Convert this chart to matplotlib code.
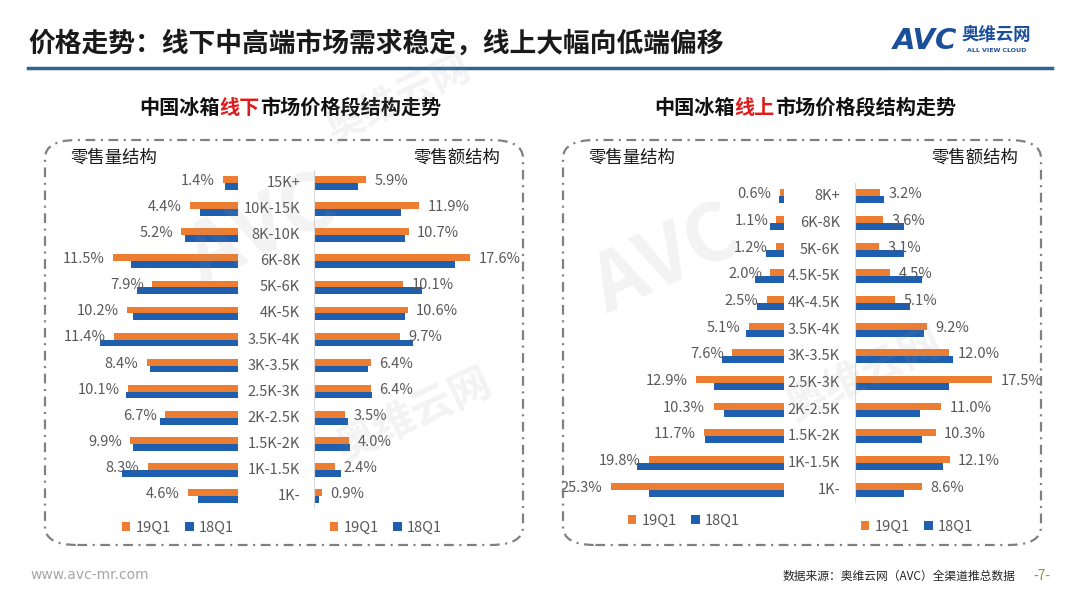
import matplotlib
matplotlib.use('Agg')
import matplotlib.pyplot as plt
from matplotlib.patches import FancyBboxPatch, Patch
from matplotlib.lines import Line2D

plt.rcParams['font.family'] = ['Noto Sans CJK SC', 'DejaVu Sans']
plt.rcParams['lines.scale_dashes'] = False

# 线下 (offline)
off_cats = ['15K+', '10K-15K', '8K-10K', '6K-8K', '5K-6K', '4K-5K', '3.5K-4K',
            '3K-3.5K', '2.5K-3K', '2K-2.5K', '1.5K-2K', '1K-1.5K', '1K-']
off_vol_19 = [1.4, 4.4, 5.2, 11.5, 7.9, 10.2, 11.4, 8.4, 10.1, 6.7, 9.9, 8.3, 4.6]
off_vol_18 = [1.2, 3.5, 4.9, 9.8, 9.3, 9.7, 12.7, 8.1, 10.3, 7.2, 9.7, 10.7, 3.7]
off_amt_19 = [5.9, 11.9, 10.7, 17.6, 10.1, 10.6, 9.7, 6.4, 6.4, 3.5, 4.0, 2.4, 0.9]
off_amt_18 = [5.0, 9.8, 10.3, 15.9, 12.2, 10.3, 11.2, 6.1, 6.6, 3.8, 4.1, 3.0, 0.6]

# 线上 (online)
on_cats = ['8K+', '6K-8K', '5K-6K', '4.5K-5K', '4K-4.5K', '3.5K-4K', '3K-3.5K',
           '2.5K-3K', '2K-2.5K', '1.5K-2K', '1K-1.5K', '1K-']
on_vol_19 = [0.6, 1.1, 1.2, 2.0, 2.5, 5.1, 7.6, 12.9, 10.3, 11.7, 19.8, 25.3]
on_vol_18 = [0.8, 2.1, 2.7, 4.2, 3.9, 5.6, 9.1, 10.2, 8.7, 11.5, 21.5, 19.8]
on_amt_19 = [3.2, 3.6, 3.1, 4.5, 5.1, 9.2, 12.0, 17.5, 11.0, 10.3, 12.1, 8.6]
on_amt_18 = [3.7, 6.3, 6.2, 8.5, 7.0, 8.8, 12.5, 12.0, 8.3, 8.6, 11.3, 6.2]

series = ['19Q1', '18Q1']

ORANGE = '#ED7D31'
BLUE = '#1F5FAF'
TXT = '#595959'

W, H = 1080, 608
fig = plt.figure(figsize=(W / 100, H / 100), dpi=100)
fig.patch.set_facecolor('white')


def fx(x):
    return x / W


def fy(y):
    return 1 - y / H


def add_ax(x0, x1, y0, y1):
    ax = fig.add_axes([fx(x0), fy(y1), fx(x1) - fx(x0), (y1 - y0) / H])
    ax.set_facecolor('none')
    for s in ax.spines.values():
        s.set_visible(False)
    ax.set_xticks([])
    ax.set_yticks([])
    return ax


def draw_half(ax, v19, v18, xmax, side):
    n = len(v19)
    pos = list(range(n))
    h = 0.26
    ax.barh([p - h / 2 for p in pos], v19, height=h, color=ORANGE)
    ax.barh([p + h / 2 for p in pos], v18, height=h, color=BLUE)
    ax.set_ylim(n - 0.5, -0.5)
    if side == 'left':
        ax.set_xlim(xmax, 0)
        off, ha = -6, 'right'
    else:
        ax.set_xlim(0, xmax)
        off, ha = 6, 'left'
        ax.axvline(0, color='#d9d9d9', lw=0.8)
    for p, v in zip(pos, v19):
        ax.annotate(f'{v:.1f}%', (v, p - h / 2), xytext=(off, -1),
                    textcoords='offset points', ha=ha, va='center',
                    fontsize=10.5, color=TXT)


def legend_at(x, y):
    hs = [Patch(facecolor=ORANGE), Patch(facecolor=BLUE)]
    fig.legend(hs, series, loc='center', bbox_to_anchor=(fx(x), fy(y)),
               ncol=2, frameon=False, fontsize=10.5, labelcolor=TXT,
               handlelength=0.6, handleheight=0.6, handletextpad=0.35,
               columnspacing=1.0)


def multi_text(x, y, parts, size, weight='bold'):
    # CJK glyphs are 1em wide, so place each colored piece by char count
    em = size * 100 / 72
    for s, c in parts:
        fig.text(fx(x), fy(y), s, fontsize=size, color=c, weight=weight,
                 ha='left', va='center')
        x += em * len(s)


# ---- header ----
fig.text(fx(28), fy(44), '价格走势：线下中高端市场需求稳定，线上大幅向低端偏移',
         fontsize=19.3, weight='bold', color='#1a1a1a', va='center', ha='left')
fig.add_artist(Line2D([fx(28), fx(1052)], [fy(68), fy(68)], color='#2E6496', lw=2.5))
fig.text(fx(893), fy(41), 'AVC', fontsize=21, weight='bold', style='italic',
         color='#1B4F9C', family='DejaVu Sans', va='center', ha='left')
fig.text(fx(962), fy(35), '奥维云网', fontsize=12.5, weight='bold', color='#1B4F9C',
         va='center', ha='left')
fig.text(fx(967), fy(50), 'ALL VIEW CLOUD', fontsize=4.5, weight='bold', color='#1B4F9C',
         family='DejaVu Sans', va='center', ha='left')

# ---- subtitles ----
multi_text(139, 107, [('中国冰箱', '#111111'), ('线下', '#E01B1B'),
                      ('市场价格段结构走势', '#111111')], 14.5)
multi_text(654, 107, [('中国冰箱', '#111111'), ('线上', '#E01B1B'),
                      ('市场价格段结构走势', '#111111')], 14.5)

# ---- dashed panels ----
for x0, x1 in [(45, 523), (563, 1041)]:
    box = FancyBboxPatch((fx(x0), fy(545)), fx(x1) - fx(x0), (545 - 140) / H,
                         boxstyle='round,pad=0,rounding_size=0.03',
                         transform=fig.transFigure, fill=False,
                         edgecolor='#808080', lw=1.6,
                         linestyle=(0, (7, 4, 1.5, 4)))
    fig.add_artist(box)

# ---- offline panel ----
top, bot = 170, 509
ax = add_ax(60, 238, top, bot)
draw_half(ax, off_vol_19, off_vol_18, 178 / 10.87, 'left')
ax = add_ax(314, 520, top, bot)
draw_half(ax, off_amt_19, off_amt_18, 206 / 8.86, 'right')
step = (bot - top) / len(off_cats)
for i, c in enumerate(off_cats):
    fig.text(fx(300), fy(top + step * (i + 0.5)), c, fontsize=10.5, color=TXT,
             ha='right', va='center')
fig.text(fx(70), fy(158), '零售量结构', fontsize=12.5, color='#1a1a1a', va='center')
fig.text(fx(500), fy(158), '零售额结构', fontsize=12.5, color='#1a1a1a', va='center', ha='right')
legend_at(178, 528)
legend_at(386, 528)

# ---- online panel ----
top, bot = 183, 503
ax = add_ax(590, 784, top, bot)
draw_half(ax, on_vol_19, on_vol_18, 194 / 6.84, 'left')
ax = add_ax(855, 1030, top, bot)
draw_half(ax, on_amt_19, on_amt_18, 175 / 7.83, 'right')
step = (bot - top) / len(on_cats)
for i, c in enumerate(on_cats):
    fig.text(fx(840), fy(top + step * (i + 0.5)), c, fontsize=10.5, color=TXT,
             ha='right', va='center')
fig.text(fx(588), fy(158), '零售量结构', fontsize=12.5, color='#1a1a1a', va='center')
fig.text(fx(1018), fy(158), '零售额结构', fontsize=12.5, color='#1a1a1a', va='center', ha='right')
legend_at(684, 521)
legend_at(917, 527)

# ---- faint watermarks ----
for x, y, s, fs in [(175, 300, 'AVC', 58), (320, 150, '奥维云网', 28),
                    (330, 470, '奥维云网', 30), (580, 330, 'AVC', 58),
                    (780, 430, '奥维云网', 30)]:
    fig.text(fx(x), fy(y), s, fontsize=fs, weight='bold', color='#999999',
             alpha=0.12, rotation=25, ha='left', va='bottom')

# ---- footer ----
fig.text(fx(30), fy(575), 'www.avc-mr.com', fontsize=10, color='#a6a6a6',
         va='center', ha='left', family='DejaVu Sans')
fig.text(fx(1015), fy(576), '数据来源：奥维云网（AVC）全渠道推总数据', fontsize=8.5,
         color='#262626', va='center', ha='right')
fig.text(fx(1033), fy(576), '-7-', fontsize=10, color='#7F9F3F', va='center', ha='left')

fig.savefig('out.png', dpi=100)
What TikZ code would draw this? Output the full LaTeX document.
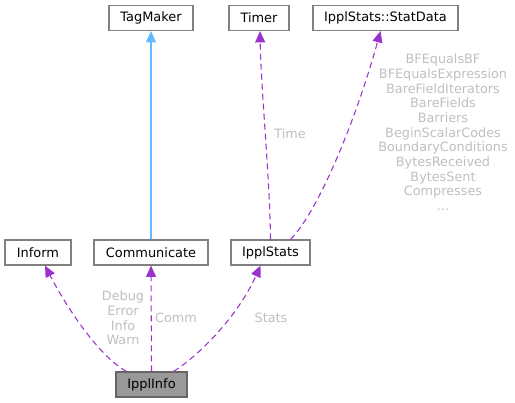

__Work to do__
Repeat exactly and only the lines from the start of the data above through the line that holds "plt.rcParams['lines.scale_dashes'] = False", inclusive. Pictures do not belong in the copy.

__Task solution__
Convert this chart to matplotlib code.
import matplotlib
matplotlib.use('Agg')
import matplotlib.pyplot as plt
from matplotlib.patches import FancyBboxPatch, Patch
from matplotlib.lines import Line2D

plt.rcParams['font.family'] = ['Noto Sans CJK SC', 'DejaVu Sans']
plt.rcParams['lines.scale_dashes'] = False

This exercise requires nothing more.